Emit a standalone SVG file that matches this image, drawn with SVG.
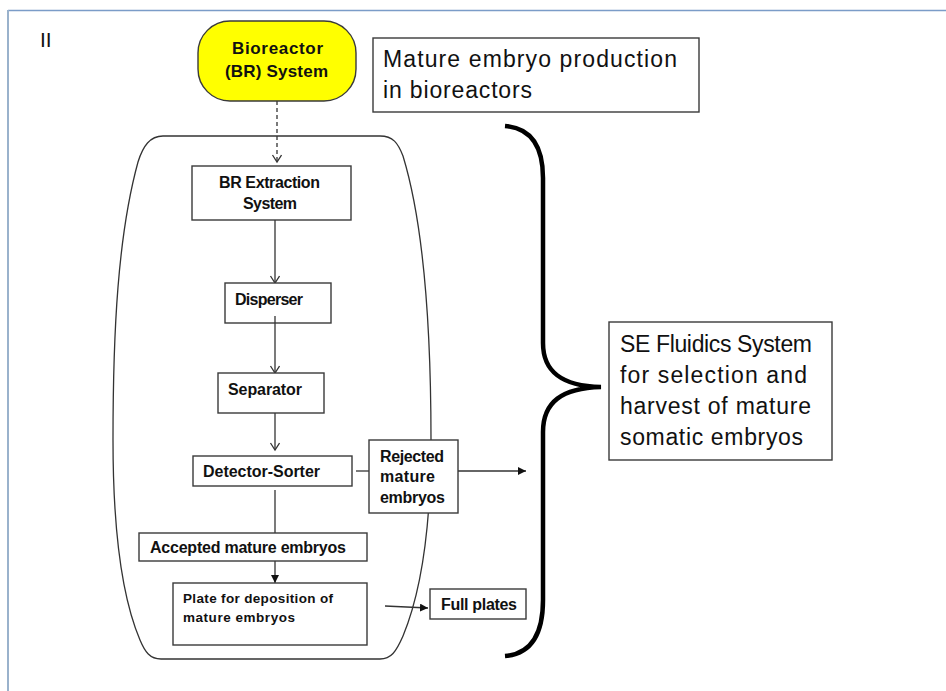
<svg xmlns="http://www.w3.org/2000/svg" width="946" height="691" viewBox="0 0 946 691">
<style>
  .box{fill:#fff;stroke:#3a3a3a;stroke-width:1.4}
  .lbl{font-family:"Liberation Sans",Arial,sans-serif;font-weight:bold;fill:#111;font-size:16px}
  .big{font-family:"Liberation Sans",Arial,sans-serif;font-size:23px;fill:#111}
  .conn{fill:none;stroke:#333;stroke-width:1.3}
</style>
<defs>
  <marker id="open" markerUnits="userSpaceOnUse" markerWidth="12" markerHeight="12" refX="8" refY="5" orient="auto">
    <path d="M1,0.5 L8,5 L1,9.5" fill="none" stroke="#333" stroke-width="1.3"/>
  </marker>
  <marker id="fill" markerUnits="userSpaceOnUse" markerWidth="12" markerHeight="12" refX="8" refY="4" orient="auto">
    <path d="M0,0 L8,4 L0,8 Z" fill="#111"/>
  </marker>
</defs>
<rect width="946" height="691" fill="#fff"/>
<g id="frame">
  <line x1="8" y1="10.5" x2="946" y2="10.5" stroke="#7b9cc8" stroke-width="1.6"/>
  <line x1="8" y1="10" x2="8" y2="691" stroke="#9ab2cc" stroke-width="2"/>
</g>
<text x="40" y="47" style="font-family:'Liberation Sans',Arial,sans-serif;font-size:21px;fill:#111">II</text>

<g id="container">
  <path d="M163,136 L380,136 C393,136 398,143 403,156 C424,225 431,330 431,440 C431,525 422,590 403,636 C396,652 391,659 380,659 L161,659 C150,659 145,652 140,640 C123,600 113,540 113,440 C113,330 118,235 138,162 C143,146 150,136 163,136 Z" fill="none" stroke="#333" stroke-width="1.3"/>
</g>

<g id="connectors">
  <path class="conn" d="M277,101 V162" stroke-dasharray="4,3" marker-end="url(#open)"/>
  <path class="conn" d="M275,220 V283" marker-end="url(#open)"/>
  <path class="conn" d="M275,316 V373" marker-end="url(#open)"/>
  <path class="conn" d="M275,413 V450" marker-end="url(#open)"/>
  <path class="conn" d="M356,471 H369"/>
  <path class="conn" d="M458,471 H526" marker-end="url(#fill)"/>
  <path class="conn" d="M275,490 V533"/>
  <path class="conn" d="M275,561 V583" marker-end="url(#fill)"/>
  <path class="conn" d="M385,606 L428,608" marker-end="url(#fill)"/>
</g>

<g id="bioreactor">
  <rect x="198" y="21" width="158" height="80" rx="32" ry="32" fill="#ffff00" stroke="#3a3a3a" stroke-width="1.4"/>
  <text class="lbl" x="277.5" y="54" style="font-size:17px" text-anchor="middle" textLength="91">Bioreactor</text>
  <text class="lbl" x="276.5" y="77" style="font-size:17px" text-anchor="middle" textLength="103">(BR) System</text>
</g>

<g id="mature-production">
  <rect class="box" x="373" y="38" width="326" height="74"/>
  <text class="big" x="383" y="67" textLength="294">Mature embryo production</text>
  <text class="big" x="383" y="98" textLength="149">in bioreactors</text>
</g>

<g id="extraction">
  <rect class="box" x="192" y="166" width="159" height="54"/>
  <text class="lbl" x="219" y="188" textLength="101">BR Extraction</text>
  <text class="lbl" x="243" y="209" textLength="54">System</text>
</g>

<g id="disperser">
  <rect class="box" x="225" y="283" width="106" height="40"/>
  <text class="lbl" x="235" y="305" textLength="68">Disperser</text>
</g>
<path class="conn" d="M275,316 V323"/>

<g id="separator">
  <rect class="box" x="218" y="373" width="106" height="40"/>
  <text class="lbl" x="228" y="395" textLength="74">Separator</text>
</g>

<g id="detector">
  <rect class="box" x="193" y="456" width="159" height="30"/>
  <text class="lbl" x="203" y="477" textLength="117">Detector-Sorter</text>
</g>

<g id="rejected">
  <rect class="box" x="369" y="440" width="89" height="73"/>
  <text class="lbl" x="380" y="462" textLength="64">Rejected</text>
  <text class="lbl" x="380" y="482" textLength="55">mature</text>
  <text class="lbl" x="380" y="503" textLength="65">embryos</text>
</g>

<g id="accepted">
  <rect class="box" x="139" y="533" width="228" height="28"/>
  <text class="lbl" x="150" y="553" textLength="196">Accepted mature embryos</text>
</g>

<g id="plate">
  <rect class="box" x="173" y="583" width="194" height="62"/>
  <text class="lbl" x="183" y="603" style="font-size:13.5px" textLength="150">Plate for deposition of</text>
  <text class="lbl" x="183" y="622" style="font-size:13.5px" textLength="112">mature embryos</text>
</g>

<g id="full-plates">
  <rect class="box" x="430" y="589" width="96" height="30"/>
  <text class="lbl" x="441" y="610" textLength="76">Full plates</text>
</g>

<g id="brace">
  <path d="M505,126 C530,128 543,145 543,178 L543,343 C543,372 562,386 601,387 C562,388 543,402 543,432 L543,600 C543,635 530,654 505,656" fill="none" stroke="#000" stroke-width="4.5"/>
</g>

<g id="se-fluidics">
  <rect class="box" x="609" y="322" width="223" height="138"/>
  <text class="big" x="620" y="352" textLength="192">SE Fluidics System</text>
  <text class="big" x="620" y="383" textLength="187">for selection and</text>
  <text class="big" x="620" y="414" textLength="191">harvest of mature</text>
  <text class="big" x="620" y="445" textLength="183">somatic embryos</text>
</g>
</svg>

▬▬▬▬▬▬

*What to produce*
Take the listing above and print it exactly, apart from the pictures.

*Full answer*
Emit a standalone SVG file that matches this image, drawn with SVG.
<svg xmlns="http://www.w3.org/2000/svg" width="946" height="691" viewBox="0 0 946 691">
<style>
  .box{fill:#fff;stroke:#3a3a3a;stroke-width:1.4}
  .lbl{font-family:"Liberation Sans",Arial,sans-serif;font-weight:bold;fill:#111;font-size:16px}
  .big{font-family:"Liberation Sans",Arial,sans-serif;font-size:23px;fill:#111}
  .conn{fill:none;stroke:#333;stroke-width:1.3}
</style>
<defs>
  <marker id="open" markerUnits="userSpaceOnUse" markerWidth="12" markerHeight="12" refX="8" refY="5" orient="auto">
    <path d="M1,0.5 L8,5 L1,9.5" fill="none" stroke="#333" stroke-width="1.3"/>
  </marker>
  <marker id="fill" markerUnits="userSpaceOnUse" markerWidth="12" markerHeight="12" refX="8" refY="4" orient="auto">
    <path d="M0,0 L8,4 L0,8 Z" fill="#111"/>
  </marker>
</defs>
<rect width="946" height="691" fill="#fff"/>
<g id="frame">
  <line x1="8" y1="10.5" x2="946" y2="10.5" stroke="#7b9cc8" stroke-width="1.6"/>
  <line x1="8" y1="10" x2="8" y2="691" stroke="#9ab2cc" stroke-width="2"/>
</g>
<text x="40" y="47" style="font-family:'Liberation Sans',Arial,sans-serif;font-size:21px;fill:#111">II</text>

<g id="container">
  <path d="M163,136 L380,136 C393,136 398,143 403,156 C424,225 431,330 431,440 C431,525 422,590 403,636 C396,652 391,659 380,659 L161,659 C150,659 145,652 140,640 C123,600 113,540 113,440 C113,330 118,235 138,162 C143,146 150,136 163,136 Z" fill="none" stroke="#333" stroke-width="1.3"/>
</g>

<g id="connectors">
  <path class="conn" d="M277,101 V162" stroke-dasharray="4,3" marker-end="url(#open)"/>
  <path class="conn" d="M275,220 V283" marker-end="url(#open)"/>
  <path class="conn" d="M275,316 V373" marker-end="url(#open)"/>
  <path class="conn" d="M275,413 V450" marker-end="url(#open)"/>
  <path class="conn" d="M356,471 H369"/>
  <path class="conn" d="M458,471 H526" marker-end="url(#fill)"/>
  <path class="conn" d="M275,490 V533"/>
  <path class="conn" d="M275,561 V583" marker-end="url(#fill)"/>
  <path class="conn" d="M385,606 L428,608" marker-end="url(#fill)"/>
</g>

<g id="bioreactor">
  <rect x="198" y="21" width="158" height="80" rx="32" ry="32" fill="#ffff00" stroke="#3a3a3a" stroke-width="1.4"/>
  <text class="lbl" x="277.5" y="54" style="font-size:17px" text-anchor="middle" textLength="91">Bioreactor</text>
  <text class="lbl" x="276.5" y="77" style="font-size:17px" text-anchor="middle" textLength="103">(BR) System</text>
</g>

<g id="mature-production">
  <rect class="box" x="373" y="38" width="326" height="74"/>
  <text class="big" x="383" y="67" textLength="294">Mature embryo production</text>
  <text class="big" x="383" y="98" textLength="149">in bioreactors</text>
</g>

<g id="extraction">
  <rect class="box" x="192" y="166" width="159" height="54"/>
  <text class="lbl" x="219" y="188" textLength="101">BR Extraction</text>
  <text class="lbl" x="243" y="209" textLength="54">System</text>
</g>

<g id="disperser">
  <rect class="box" x="225" y="283" width="106" height="40"/>
  <text class="lbl" x="235" y="305" textLength="68">Disperser</text>
</g>
<path class="conn" d="M275,316 V323"/>

<g id="separator">
  <rect class="box" x="218" y="373" width="106" height="40"/>
  <text class="lbl" x="228" y="395" textLength="74">Separator</text>
</g>

<g id="detector">
  <rect class="box" x="193" y="456" width="159" height="30"/>
  <text class="lbl" x="203" y="477" textLength="117">Detector-Sorter</text>
</g>

<g id="rejected">
  <rect class="box" x="369" y="440" width="89" height="73"/>
  <text class="lbl" x="380" y="462" textLength="64">Rejected</text>
  <text class="lbl" x="380" y="482" textLength="55">mature</text>
  <text class="lbl" x="380" y="503" textLength="65">embryos</text>
</g>

<g id="accepted">
  <rect class="box" x="139" y="533" width="228" height="28"/>
  <text class="lbl" x="150" y="553" textLength="196">Accepted mature embryos</text>
</g>

<g id="plate">
  <rect class="box" x="173" y="583" width="194" height="62"/>
  <text class="lbl" x="183" y="603" style="font-size:13.5px" textLength="150">Plate for deposition of</text>
  <text class="lbl" x="183" y="622" style="font-size:13.5px" textLength="112">mature embryos</text>
</g>

<g id="full-plates">
  <rect class="box" x="430" y="589" width="96" height="30"/>
  <text class="lbl" x="441" y="610" textLength="76">Full plates</text>
</g>

<g id="brace">
  <path d="M505,126 C530,128 543,145 543,178 L543,343 C543,372 562,386 601,387 C562,388 543,402 543,432 L543,600 C543,635 530,654 505,656" fill="none" stroke="#000" stroke-width="4.5"/>
</g>

<g id="se-fluidics">
  <rect class="box" x="609" y="322" width="223" height="138"/>
  <text class="big" x="620" y="352" textLength="192">SE Fluidics System</text>
  <text class="big" x="620" y="383" textLength="187">for selection and</text>
  <text class="big" x="620" y="414" textLength="191">harvest of mature</text>
  <text class="big" x="620" y="445" textLength="183">somatic embryos</text>
</g>
</svg>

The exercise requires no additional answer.